Amos Lee: Mountains of Sorrow, Rivers of Song
With his dusty voice and populist Americana, more real and current than the more retro-leaning members of the oeuvre, Amos Lee straddles the real estate staked out by Levon Helm, Little Feat and John Prine. In his songs, wonder isn’t wide-eyed, but knowing—and that makes the emotional charge more resonant.
His elegiac title track, sweeping dignity in the face of how hard life and respiteful death can be, finds Lee tangling his earthy tenor with Patty Griffin’s wire-and-sky soprano for a plainspoken tribute to those who make it work by their own two hands, confessing as a funeral procession goes by: “And I have a cabin of solitude/ I built it with my own hands, it’s quite crude/ Ain’t much to it, this I know/ But I won’t leave too much behind here when I go/ I’ll be seeking my fortunes, carryin’ on/ Past the mountains of sorry and rivers of song…”
That self-reliance is a potent theme. The techno-shuffling “Loretta,” with plenty of room for the Philadelphia native’s midrange to twist into soulful drifts, witnesses to a self-possessed woman who knows respect starts with her own fine self. The homage is equally reverential and desirous, and it works.
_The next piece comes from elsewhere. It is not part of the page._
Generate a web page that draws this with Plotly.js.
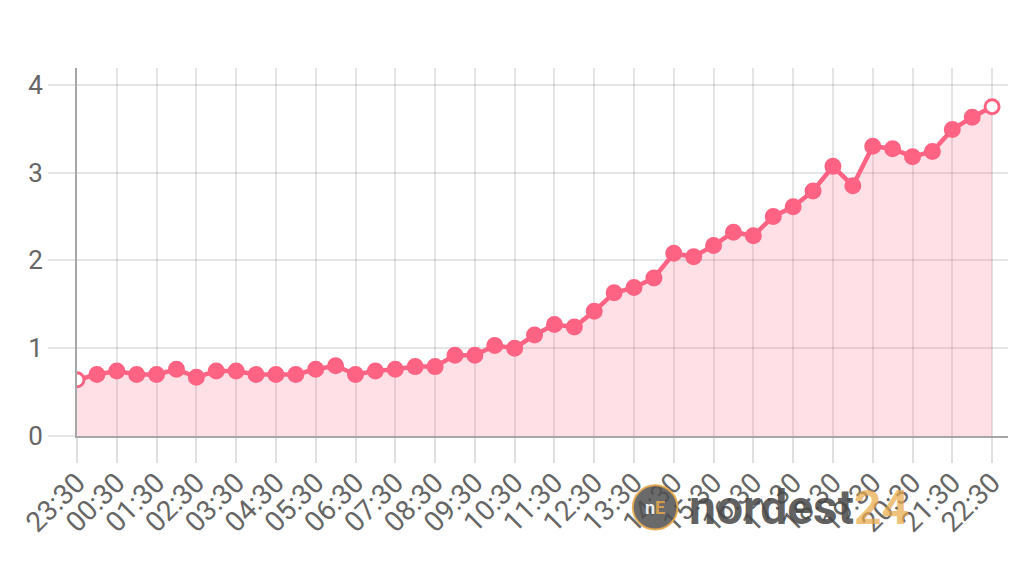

Jay Joyce, recently striking success with country progressive Eric Church, isn’t afraid of Lee’s funkier side. He takes the singer/songwriter into a tangy bit of horns, steamy female singers and clavinet to rave like a more wide-open Lenny Kravitz on “The Man Who Wants You” and the atmospheric “Indonesia,” where Lee’s ether-like tenor poses the yearning “When will I be free…” as some kind of homing pigeon of the heart.
For all its R&B undertow, gris-gris glory and soul shuffles, the Mountain’s essence is the acoustic-grounded, folk and country excavations. Whether it’s the gently finger-picked “Dresser Drawer,” with room for the desolation of its post-busted marriage lament, or the Guy Clark-worthy sweeping Texas meditation on progress and its price “Johnson Blvd,” featuring Willie Nelson vet Mickey Raphael’s plangent harmonica, Lee makes sorrow shimmer.
That ache gets embroidered by Nashville’s very finest—dobroist Jerry Douglas, mandolinist Jed Hughes and a silvery vocal from Alison Krauss—on “Chill In The Air,” another song about trying to break the ties of a love that’s gone, but not quite releasing the abandoned. Like Jackson Browne for another generation, Lee understands the staining traces of love—drawing on small details like a woman’s breath falling softly on his chest while they slept.
Spending his career exploring the American songbook’s capacity to hold his emotional tides, Amos Lee distills his essence. Ranging from old-timey to reverential, soul to Appalachian, Mountain stands utterly his.